"QUE NUL N'ENTRE ICI S'IL N'EST GEOMETRE"
Ce texte figurait parait-il au
fronton de l’école de philosophie que créa Platon, école qui s’intitulait «
Académie ».
Imaginons un instant qu’à l’entrée
du café philo figure cette phrase. Il est probable que beaucoup rebrousseraient
chemin. Mais que peut-on entendre par « géomètre » ? Pour
Platon, la géométrie, pas plus que les autres sciences mathématiques, n'est une
fin en soi, mais seulement un préalable destiné à tester et développer
la capacité d'abstraction de l'étudiant. Il s’agissait, pour lui, d’apprendre à
dépasser les sensations qui nous maintiennent dans l’ordre du visible (des
sens) et du matériel pour s’élever vers un intelligible transcendantal.

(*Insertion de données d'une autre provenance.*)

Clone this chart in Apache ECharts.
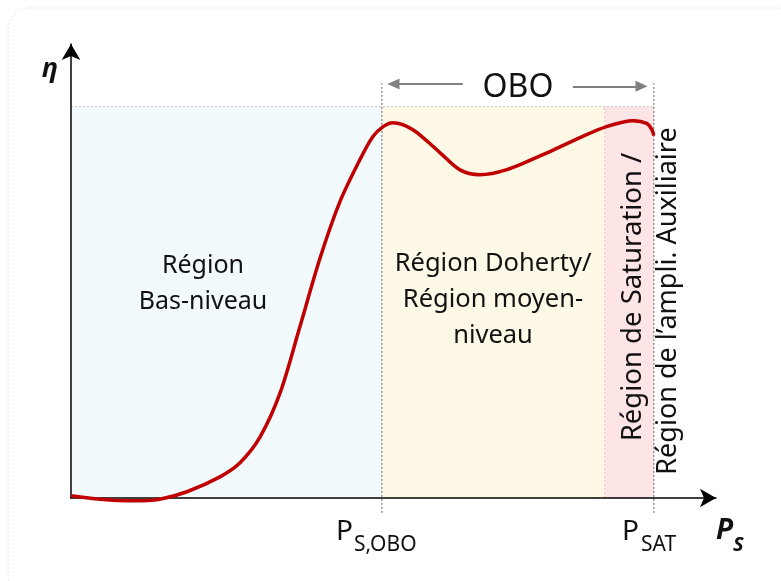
<!DOCTYPE html>
<html>
<head>
<meta charset="utf-8">
<script src="https://cdn.jsdelivr.net/npm/echarts@6/dist/echarts.min.js"></script>
<style>
  html, body { margin: 0; padding: 0; background: #fff; }
  #chart { width: 781px; height: 581px; }
</style>
</head>
<body>
<div id="chart"></div>
<script>
// courbe de rendement (unités arbitraires : P_SAT = 90, haut des régions = 100)
const etaX = [0, 4.5, 9.6, 13.7, 17.9, 23.0, 26.1, 29.2, 32.3, 35.3, 38.4, 41.5, 44.6, 46.6, 48.2, 49.7,
  52.8, 57.0, 60.0, 63.1, 67.3, 73.5, 78.6, 82.7, 86.8, 88.9, 89.7, 90.0];
const etaY = [0.6, -0.3, -0.7, -0.3, 1.6, 5.4, 9.0, 15.6, 26.9, 43.5, 61.0, 75.6, 86.4, 92.3, 94.9, 95.9,
  94.1, 88.2, 83.9, 82.6, 83.9, 88.2, 92.1, 94.9, 96.4, 95.7, 94.1, 92.6];

// limites des régions
const regionEdges = [0, 48, 82.4, 90];
const regionTop = 100;
const pObo = 48;
const pSat = 90;
const markerSpan = [-3.8, 106];
// flèches OBO
const oboLeft = [60.5, 49.8];
const oboRight = [77.5, 88.1];
const oboLevel = [105.8, 105.2];

const font = 'Noto Sans';
const chart = echarts.init(document.getElementById('chart'));

const curve = etaX.map((x, i) => [x, etaY[i]]);
const shadeColors = ['#f2fafd', '#fef8e6', '#fde4e5'];
const areas = [];
for (let i = 0; i < regionEdges.length - 1; i++) {
  areas.push([
    { coord: [regionEdges[i], 0], itemStyle: { color: shadeColors[i] } },
    { coord: [regionEdges[i + 1], regionTop] }
  ]);
}

const dotted = (data, color) => ({
  type: 'line',
  data: data,
  clip: false,
  silent: true,
  symbol: 'none',
  z: 2,
  lineStyle: { color: color, width: 1.2, type: [2, 2] }
});

const txt = (x, y, text, size, extra) => Object.assign({
  type: 'text', x: x, y: y, z: 20,
  style: Object.assign({
    text: text, fontSize: size, fontFamily: font, fill: '#111',
    align: 'center', verticalAlign: 'middle'
  }, extra || {})
});

const option = {
  animation: false,
  backgroundColor: '#fff',
  grid: { left: 71, right: 65, top: 44, bottom: 83 },
  xAxis: {
    type: 'value', min: 0, max: 99.6, z: 5,
    axisLine: { lineStyle: { color: '#000', width: 1.5 }, symbol: ['none', 'arrow'], symbolSize: [14, 16] },
    axisTick: { show: false }, axisLabel: { show: false }, splitLine: { show: false }
  },
  yAxis: {
    type: 'value', min: 0, max: 116, z: 5,
    axisLine: { lineStyle: { color: '#000', width: 1.5 }, symbol: ['none', 'arrow'], symbolSize: [14, 16] },
    axisTick: { show: false }, axisLabel: { show: false }, splitLine: { show: false }
  },
  series: [
    {
      type: 'line', data: [], z: 1, silent: true,
      markArea: { silent: true, itemStyle: { opacity: 1 }, data: areas }
    },
    dotted([[regionEdges[0], regionTop], [pSat, regionTop]], '#d2d2d2'),
    dotted([[regionEdges[2], 0], [regionEdges[2], regionTop]], '#f2c4c4'),
    dotted([[pObo, markerSpan[0]], [pObo, markerSpan[1]]], '#7a7a7a'),
    dotted([[pSat, markerSpan[0]], [pSat, markerSpan[1]]], '#7a7a7a'),
    {
      type: 'line', data: [], z: 3, silent: true,
      markLine: {
        silent: true,
        symbol: ['none', 'triangle'],
        symbolSize: [11, 12],
        label: { show: false },
        lineStyle: { color: '#808080', width: 2, type: 'solid' },
        data: [
          [{ coord: [oboLeft[0], oboLevel[0]] }, { coord: [oboLeft[1], oboLevel[0]] }],
          [{ coord: [oboRight[0], oboLevel[1]] }, { coord: [oboRight[1], oboLevel[1]] }]
        ]
      }
    },
    {
      type: 'line', data: curve, z: 8, clip: false, silent: true,
      smooth: 0.3, symbol: 'none',
      lineStyle: { color: '#c00000', width: 3.5 }
    }
  ],
  graphic: [
    {
      type: 'rect', z: 0, silent: true,
      shape: { x: 8, y: 8, width: 790, height: 590, r: 22 },
      style: { fill: 'none', stroke: '#e2e2e2', lineWidth: 1, lineDash: [2, 2] }
    },
    txt(50, 69, '\u03b7', 27, { fontWeight: 'bold', fontStyle: 'italic' }),
    txt(518, 88, 'OBO', 32),
    txt(203, 284, 'Région\nBas-niveau', 25, { lineHeight: 36.5 }),
    txt(493, 300, 'Région Doherty/\nRégion moyen-\nniveau', 25.5, { lineHeight: 36 }),
    Object.assign(txt(633, 297, 'Région de Saturation /', 27.5), { rotation: Math.PI / 2 }),
    Object.assign(txt(668, 301, 'Région de l\u2019ampli. Auxiliaire', 27), { rotation: Math.PI / 2 }),
    txt(336, 532, 'P', 28, { align: 'left' }),
    txt(354, 545, 'S,OBO', 21, { align: 'left' }),
    txt(622, 532, 'P', 28, { align: 'left' }),
    txt(641, 545, 'SAT', 21, { align: 'left' }),
    txt(716, 531, 'P', 28, { align: 'left', fontWeight: 'bold', fontStyle: 'italic' }),
    txt(733, 545, 'S', 20, { align: 'left', fontWeight: 'bold', fontStyle: 'italic' })
  ]
};
chart.setOption(option);
</script>
</body>
</html>
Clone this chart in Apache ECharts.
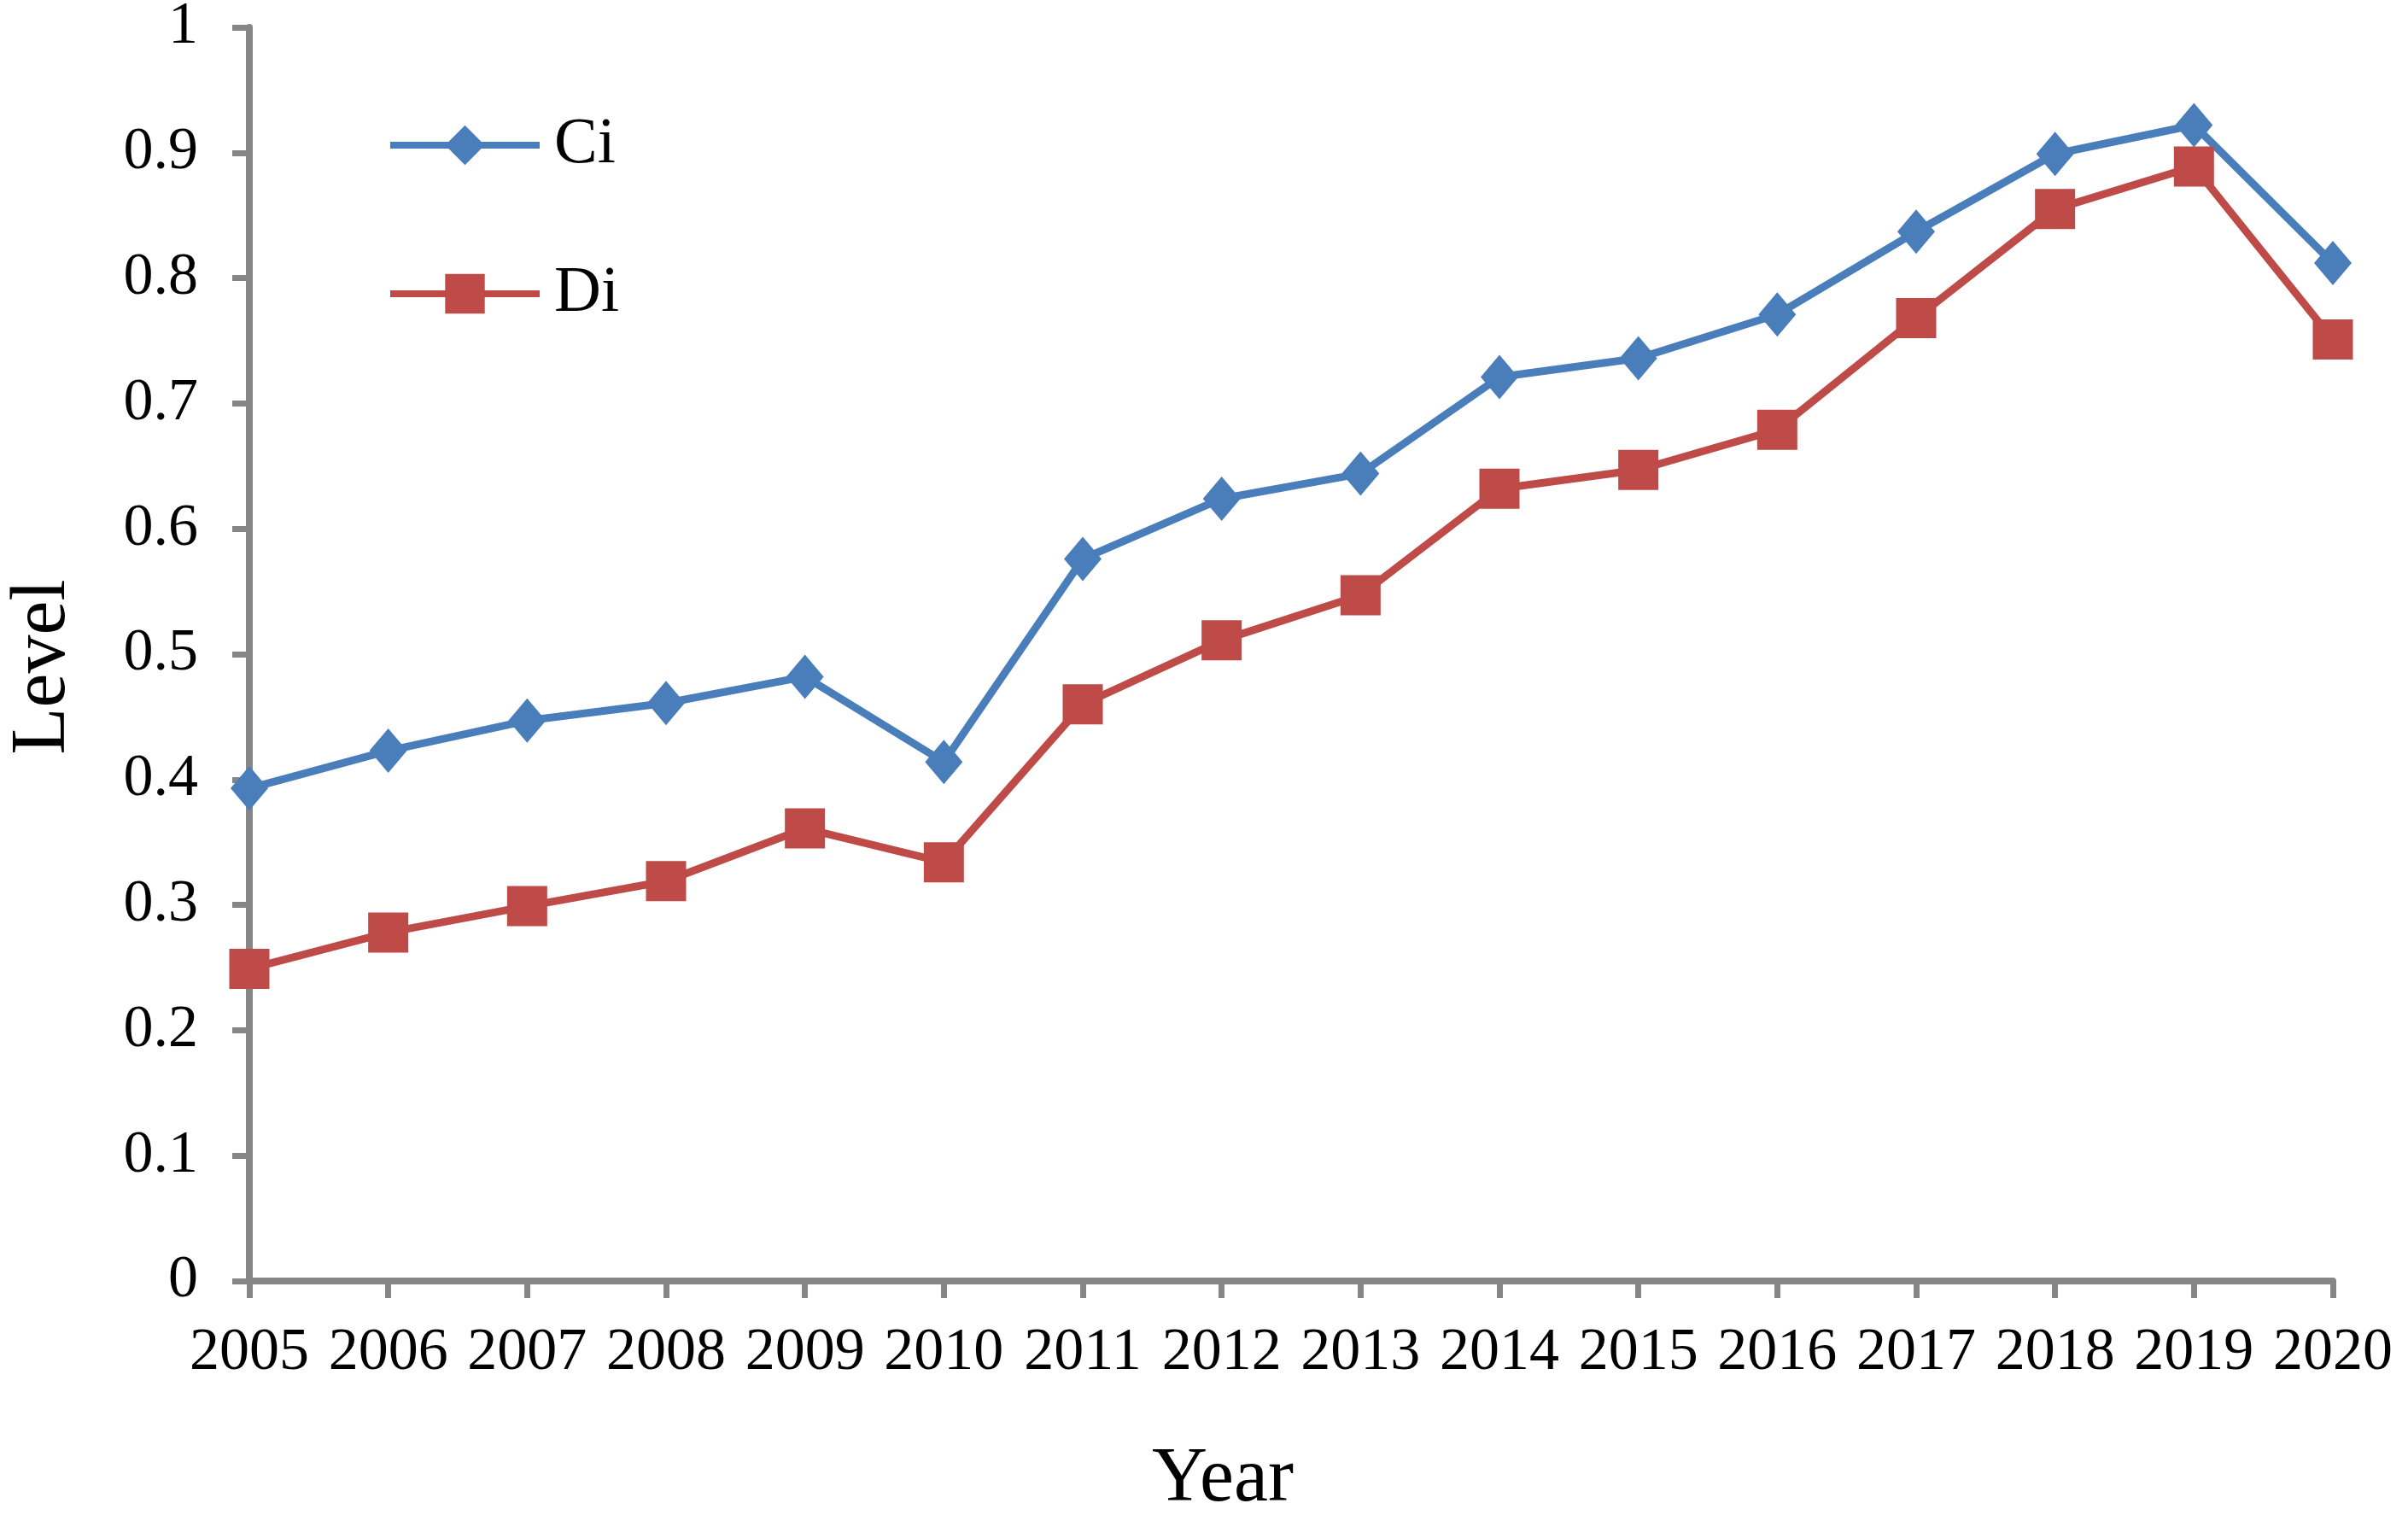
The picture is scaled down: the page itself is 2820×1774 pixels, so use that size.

Dans ce cadre la géométrie est
une science qui n’autorise guère de fantaisies et on comprend peut-être mieux
la préoccupation de Platon. Des lignes des courbes, de segments, des angles ….
Si toutes les activités humaines pouvaient ainsi être abordées, si la vertu, le
courage, la beauté … pouvaient se mesurer pour arriver un absolu de Vertu,
Courage, Beauté.
Pour lui le réel n’existe pas, au
dessus du réel il y a le monde des idées et si, pour reprendre un exemple
classique, nous avons des lits ce ne sont que des répliques du lit
« premier » qui est le lit de dieu. D’où aussi la haine de Platon
pour les arts. Pour reprendre l’exemple ci-dessus Platon acceptait qu’un
artisan puisse « reproduire » le lit de dieu pour notre usage, mais qu’un
peintre puisse montrer un lit sur un tableau, cela avait une valeur de
sacrilège. En effet l’artiste proposait une « idée » du lit, alors
que la seule idée possible était l’idée supérieure, celle formulée par le dieu.
( voir philopiste : « Anaximandre ou la fin du mythe » ), la
géométrisation du cosmos avait permis de développer une philosophie
d’explication du monde fondée sur le rejet d’une « naissance », d’une
création et un projet d’organisation sociale prenant en compte isonomie et
contradiction; avec Platon nous assistons à une reprise en main de la pensée
mythique, une remise en cause de toute la philosophie de la nature et une
conception politique basée sur l’inégalité et le « mensonge
nécessaire ».
Platon allait être le penseur de cette époque.
En réaction à la décadence rien de tel qu’une dose de croyances revues et
corrigées. En réaction à la philosophie de la nature, elle qui partait du réel
pour en tirer des lois et transformer ce réel, quoi de plus logique que de nier
le réel et d’en revenir « au bon vieux temps » celui des mythes et
des explications cosmologiques fondées sur de la pure spéculation :
Pour Platon, le monde s’appuie sur cinq
éléments essentiels : le Feu, l’Air, l’Eau, la Terre et l’Univers. En réaction à l’idée d’un
univers incréé, le dieu créateur ressuscite « Ainsi, le Dieu a placé l'air et l'eau au milieu, entre le feu et la
terre, et il a disposé ces éléments les uns à l'égard des autres, autant qu'il
était possible dans le même rapport, de telle sorte que ce que le feu est à
l'air, l'air le fût à l'eau, et que ce que l'air est à l'eau, l'eau le fût à la
terre. De la sorte, il a uni et façonné un Ciel à la fois visible et
tangible." (Platon – Le Timée)
La philosophie va désormais se
tourner vers la métaphysique. Les choses « en soi », les concepts à
majuscules (Vérité, Beauté …) vont dominer le débat théologico-philosophique. Les
atomistes comme Epicure, Démocrite… ne purent s’imposer face à une philosophie
qui proposait aux puissants un tel corpus idéologique. Il faudra un Spinoza,
puis un Descartes pour voir commencer à émerger une pensée différente. 18
siècles pour un renouveau de la pensée philosophique.